「アジア会議」2020年2月19日(水) 講師/黒井文太郎 軍事ジャーナリスト

2020年02月19日
  

「2020年の国際情勢 冷戦激化の深層」

 米国とイランは今年に入って緊迫した状態が続いていた。両国の対立は1979年に遡る。ホメイニ師を中心とするイスラム革命で政権を追われた前国王を支持していたのが米国であり、この40年間両国は敵対関係にあり、何度か緊迫した状況が訪れた。核兵器の開発を勧めたいイランに対し、国連が経済制裁を科した時期も長く続いた。

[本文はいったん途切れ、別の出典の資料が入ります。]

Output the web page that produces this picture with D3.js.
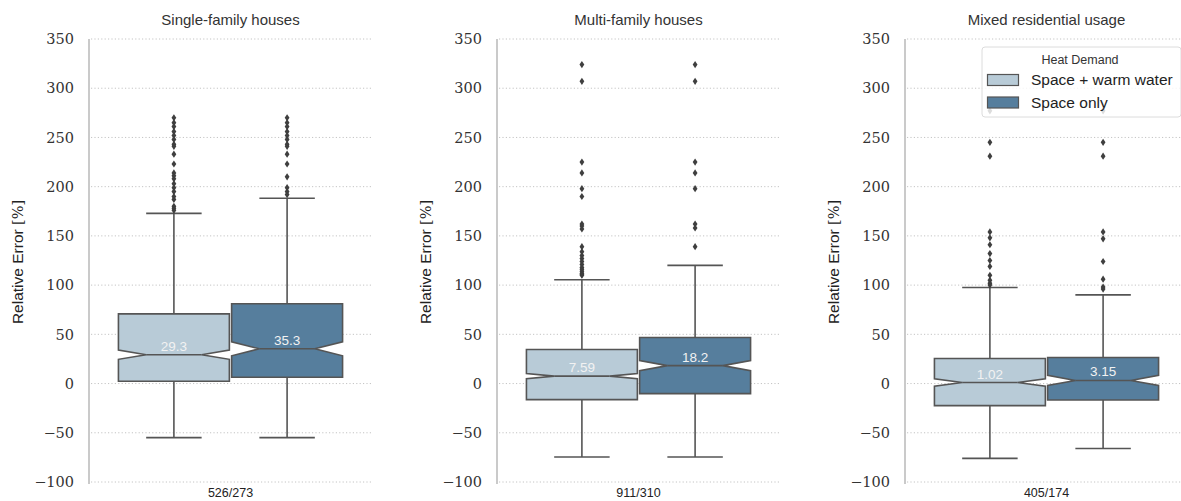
<!DOCTYPE html>
<html>
<head>
<meta charset="utf-8">
<script src="https://cdn.jsdelivr.net/npm/d3@7"></script>
<style>
  html, body { margin: 0; padding: 0; background: #fff; }
  svg { display: block; }
</style>
</head>
<body>
<svg id="chart" width="1181" height="501"></svg>
<script>
// Relative error of heat demand estimates, per building type
const panels = ["Single-family houses", "Multi-family houses", "Mixed residential usage"];
const hues = ["Space + warm water", "Space only"];
const counts = [[526, 273], [911, 310], [405, 174]];
const medians = [[29.3, 35.3], [7.59, 18.2], [1.02, 3.15]];
const q1 = [[2.3, 6.4], [-16.3, -10.2], [-22.4, -16.7]];
const q3 = [[70.8, 81.0], [34.6, 46.8], [25.4, 26.4]];
const whiskerLow = [[-54.9, -54.9], [-74.6, -74.6], [-76.0, -66.0]];
const whiskerHigh = [[172.9, 188.2], [105.4, 120.0], [97.6, 90.1]];
const outliers = [
  [
    [270, 265, 261, 256, 252, 248, 243, 241, 233, 223, 214, 211, 208, 203, 199, 195, 190, 187, 180, 178, 176],
    [270, 265, 261, 256, 252, 248, 243, 241, 233, 223, 210, 199, 195, 192]
  ],
  [
    [324, 307, 225, 214, 198, 190, 162, 160, 157, 139, 134, 130, 127, 124, 121, 118, 116, 114, 112, 111, 110],
    [324, 307, 225, 214, 198, 162, 158, 139]
  ],
  [
    [277, 245, 231, 154, 148, 141, 132, 125, 119, 110, 105, 102, 100],
    [277, 245, 231, 154, 147, 124, 106, 98, 96]
  ]
];
const yTicks = [-100, -50, 0, 50, 100, 150, 200, 250, 300, 350];
const colors = ["#b8cbd7", "#567e9d"];

const serif = "'DejaVu Serif', 'Liberation Serif', serif";
const sans = "'Liberation Sans', Arial, sans-serif";

const svg = d3.select("#chart");
const y = d3.scaleLinear().domain([-100, 350]).range([482, 39]);
const panelLeft = [89, 497, 905];
const panelWidth = 283;
const edge = "#555555";
const fmtTick = d => (d < 0 ? "\u2212" + Math.abs(d) : String(d));

panels.forEach((title, p) => {
  const x0 = panelLeft[p];
  const x1 = x0 + panelWidth;
  const label = counts[p].join("/");
  const x = d3.scaleBand().domain([label]).range([x0, x1]);
  const groupW = x.bandwidth() * 0.8;
  const cx = x(label) + x.bandwidth() / 2;
  const hx = d3.scaleBand().domain(hues).range([cx - groupW / 2, cx + groupW / 2]);
  const g = svg.append("g");

  // dotted horizontal grid
  g.selectAll("line.grid").data(yTicks).join("line")
    .attr("x1", x0 + 2).attr("x2", x1)
    .attr("y1", d => y(d)).attr("y2", d => y(d))
    .attr("stroke", "#c4c4c4").attr("stroke-width", 1)
    .attr("stroke-dasharray", "1.2,2.2");

  // left spine
  g.append("line")
    .attr("x1", x0).attr("x2", x0)
    .attr("y1", y(350)).attr("y2", y(-100) + 2)
    .attr("stroke", "#bdbdbd").attr("stroke-width", 1.6);

  // y tick labels
  g.selectAll("text.ytick").data(yTicks).join("text")
    .attr("x", x0 - 15).attr("y", d => y(d))
    .attr("dy", "0.36em").attr("text-anchor", "end")
    .attr("font-family", serif)
    .attr("font-size", 14.5).attr("fill", "#333")
    .text(fmtTick);

  // y axis title
  const yt = g.append("text")
    .attr("transform", `translate(${x0 - 66},262) rotate(-90)`)
    .attr("text-anchor", "middle")
    .attr("font-family", sans)
    .attr("font-size", 15.5).attr("fill", "#222");
  yt.append("tspan").text("Relative Error ");
  yt.append("tspan").attr("font-family", serif).attr("font-size", 14.5).text("[%]");

  // panel title
  g.append("text")
    .attr("x", cx).attr("y", 25).attr("text-anchor", "middle")
    .attr("font-family", sans)
    .attr("font-size", 15).attr("fill", "#333")
    .text(title);

  // x tick label (counts)
  g.append("text")
    .attr("x", cx).attr("y", 497).attr("text-anchor", "middle")
    .attr("font-family", sans)
    .attr("font-size", 12.5).attr("fill", "#222")
    .text(label);

  hues.forEach((h, i) => {
    const bw = hx.bandwidth() * 0.98;
    const left = hx(h) + (hx.bandwidth() - bw) / 2;
    const right = left + bw;
    const mid = left + bw / 2;
    const med = medians[p][i], lo = q1[p][i], hi = q3[p][i];
    const half = 1.57 * (hi - lo) / Math.sqrt(counts[p][i]);
    const nLo = med - half, nHi = med + half;
    const inset = bw / 4;

    // whiskers
    g.append("line").attr("x1", mid).attr("x2", mid)
      .attr("y1", y(hi)).attr("y2", y(whiskerHigh[p][i]))
      .attr("stroke", edge).attr("stroke-width", 1.6);
    g.append("line").attr("x1", mid).attr("x2", mid)
      .attr("y1", y(lo)).attr("y2", y(whiskerLow[p][i]))
      .attr("stroke", edge).attr("stroke-width", 1.6);
    [whiskerHigh[p][i], whiskerLow[p][i]].forEach(v => {
      g.append("line").attr("x1", mid - bw / 4).attr("x2", mid + bw / 4)
        .attr("y1", y(v)).attr("y2", y(v))
        .attr("stroke", edge).attr("stroke-width", 1.6);
    });

    // notched box
    const pts = [
      [left, y(lo)], [right, y(lo)], [right, y(nLo)], [right - inset, y(med)],
      [right, y(nHi)], [right, y(hi)], [left, y(hi)], [left, y(nHi)],
      [left + inset, y(med)], [left, y(nLo)]
    ];
    g.append("path")
      .attr("d", d3.line()(pts) + "Z")
      .attr("fill", colors[i]).attr("stroke", edge)
      .attr("stroke-width", 1.6).attr("stroke-linejoin", "miter");

    // median line
    g.append("line").attr("x1", left + inset).attr("x2", right - inset)
      .attr("y1", y(med)).attr("y2", y(med))
      .attr("stroke", edge).attr("stroke-width", 1.6);

    // median value label
    g.append("text")
      .attr("x", mid).attr("y", y(med) - 4)
      .attr("text-anchor", "middle")
      .attr("font-family", sans)
      .attr("font-size", 13.5).attr("fill", "#f2f2f2")
      .text(String(med));

    // outliers as diamonds
    g.selectAll(null).data(outliers[p][i]).join("path")
      .attr("d", "M0,-3.6L2.4,0L0,3.6L-2.4,0Z")
      .attr("transform", d => `translate(${mid},${y(d)})`)
      .attr("fill", "#3f3f3f");
  });
});

// legend, drawn over the last panel
const lg = svg.append("g").attr("transform", "translate(982,47)");
lg.append("rect")
  .attr("width", 199).attr("height", 70).attr("rx", 3)
  .attr("fill", "#fff").attr("fill-opacity", 0.82)
  .attr("stroke", "#dcdcdc").attr("stroke-width", 1);
lg.append("text")
  .attr("x", 98).attr("y", 17).attr("text-anchor", "middle")
  .attr("font-family", sans)
  .attr("font-size", 12.5).attr("fill", "#333")
  .text("Heat Demand");
hues.forEach((h, i) => {
  lg.append("rect")
    .attr("x", 5.5).attr("y", 27.5 + i * 22.5).attr("width", 31).attr("height", 11)
    .attr("fill", colors[i]).attr("stroke", edge).attr("stroke-width", 1.2);
  lg.append("text")
    .attr("x", 49).attr("y", 33 + i * 22.5).attr("dy", "0.35em")
    .attr("font-family", sans)
    .attr("font-size", 15.5).attr("fill", "#222")
    .text(h);
});
</script>
</body>
</html>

しかしイランは2000年代に入って堂々と開発に突き進んだのだ。
 イランの核武装の一番の問題は、イランが核武装することでライバルであるサウジアラビアなどとの緊張が激化するだろうし、イランが「地上から消滅させる」と敵視しているイスラエルは間違いなく攻撃に打って出るだろう。中東での大規模な戦争に直結しかねない。
 オバマ政権時、イランの核武装を止めるべく経済制裁の緩和で合意に達したが、それに意を唱えたのがトランプ。トランプはイランが核をつくる力を放棄させたいと考えている。
 両国の緊張は相変わらず続いているが、両国も本気で戦争を望んでいるわけではない。しかし今後もイランは、手下であるイラクのシーア派の民兵を使うなどして、何かしら米国に対する敵対行為を続けるだろう。ハメネイとトランプがツイッターで悪口を書きあい、世界的に注目を集めていた時期もあった。
 米とイランの喧嘩の舞台はペルシア湾と三日月地帯の二ヵ所。イラン国内で反政府デモが起こるなど、いまはペルシア湾の大きな緊張状態は収まった。緊張が続けばホルムズ海峡が危ないが、いまのところその懸念は小さい。三日月地帯も米軍に対するテロは続くだろうが、今年は両国間の戦争は起きないだろう。
 黒井氏はこのほか、シリア情勢、ロシアが世界中で仕掛ける情報戦、北朝鮮の情勢などについても詳細に分析。「イラン、ロシア、中国、北朝鮮が我々の安全安定に対する障害であり、冷戦の感覚で考えるべきだが、ロシア、イランに対しても仲良くするという感覚で果たしてよいのか」と疑問を呈し、「日本はイランに対して忖度し過ぎだ。友好的な態度をとってもイランは牽制できず、逆に利用されてしまうだけだ」と日本政府の対応を強く批判した。